Salah satu pembudidaya ikan betutu adalah Yayat Hidayat, pemilik Griya Bahari, asal Bandung, Jawa Barat. Ia menekuni usaha budidaya ikan betutu sejak 10 tahun lalu di Keramba Jaring Apung atau KJA Saguling, Bandung Barat.
Saat ini, Yayat memiliki jumlah total ikan betutu mulai dari bibit sampai dengan ikan yang siap panen sekitar 1,5 ton. Dari total jumlah ikan tersebut, sekali panen Yayat bisa memanen sekitar lima kuintal ikan dan memperoleh omzet antara Rp 50 juta sampai Rp 75 juta.

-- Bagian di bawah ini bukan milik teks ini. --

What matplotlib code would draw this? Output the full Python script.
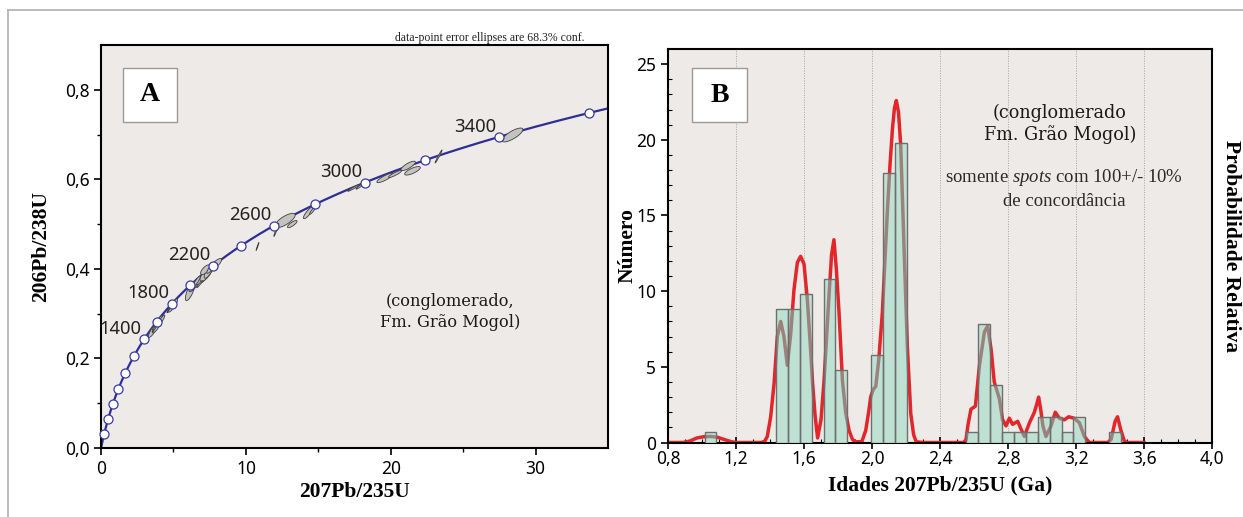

Hanya butuh waktu sekitar empat bulan untuk mengembangbiakkan ikan yang memiliki nama latin Oxyeleotris marmorata ini. Harga jual ikan yang juga dikenal sebagai ikan malas-malas ini bervariasi, tergantung ukuran ikan.
Yayat mematok harga Rp 40.000 per kilogram (kg) untuk benih betutu dengan berat 35 gram sampai 100 gram. Sedangkan bibit dengan berat 100 gram sampai 200 gram harganya Rp 60.000, dan untuk bibit dengan berat antara 200 gram sampai 250 gram harganya Rp 75.000 per kg.
Harga betutu untuk konsumsi pun tergantung ukuran. Yayat membanderol harga Rp 85.000 per kg untuk ikan dengan berat 250 gram sampai 300 gram. Sedangkan untuk ikan ukuran yang paling besar yakni 800 gram sampai 2 kg, harganya bisa mencapai Rp 175.000 per kg. Yayat bisa menjual rata-rata satu kuintal bibit ikan betutu per pekan dengan hasil penjualan Rp 4 juta. Selain di Bandung, peminat ikan konsumsi ini berasal dari Jakarta. Pemasaran ikan betutu ini biasanya untuk memenuhi kebutuhan restoran.
Yayat pernah mendapat tawaran ekspor ke Singapura. Namun, karena jumlah permintaannya hingga 10 ton per pekan, Yayat pun menolak. "Untuk pasar dalam negeri saja kita masih kekurangan," ujarnya. Dia berpendapat, prospek pembudidayaan ikan betutu ini masih cerah. Selain karena singkat masa pemeliharaannya, pangsa pasar ikan ini pun masih terbuka luas.
Pemain lainnya adalah Johan. Pengusaha ikan dari Yogyakarta ini menjual betutu kiloan dengan minimal berat 250 gram. Bila dalam 1 kg ada empat ikan harganya Rp 90.000, tiga ikan harganya Rp 110.000, dua ikan harganya Rp 180.000 sedangkan satu ikan harganya Rp 210.000.
Johan mengirim 200 kg hingga 300 kg ikan betutu ke Batam, Malaysia, dan Singapura tiap pekan. "Saya dengar minyak sisiknya dijadikan obat bekas operasi dan obat diabetes di Malaysia dan Singapura," ujar Johan. Sementara di Batam ikan ini untuk kebutuhan konsumsi.
Setiap bulan Johan mampu meraih omzet Rp 70 juta. Tapi margin keuntungan hanya sampai 20% sehingga rata-rata untung bersih Johan hanya Rp 10 juta. Soalnya, Johan harus membayar berbagai macam biaya. Biaya termahal adalah ongkos kirim pengiriman yang mencapai Rp 1 juta sekali kirim sehingga total dia harus membayar Rp 8 juta.
Sampai sekarang, Johan tidak mempunyai izin ekspor sehingga harus menggunakan izin ekspor perusahaan ekspedisinya. Selain itu biaya budidayanya mahal. "Ongkosnya tiga kali lipat dari budidaya lele," ujar Johan. Ongkos budidaya ini mencapai 10% dari biaya modal.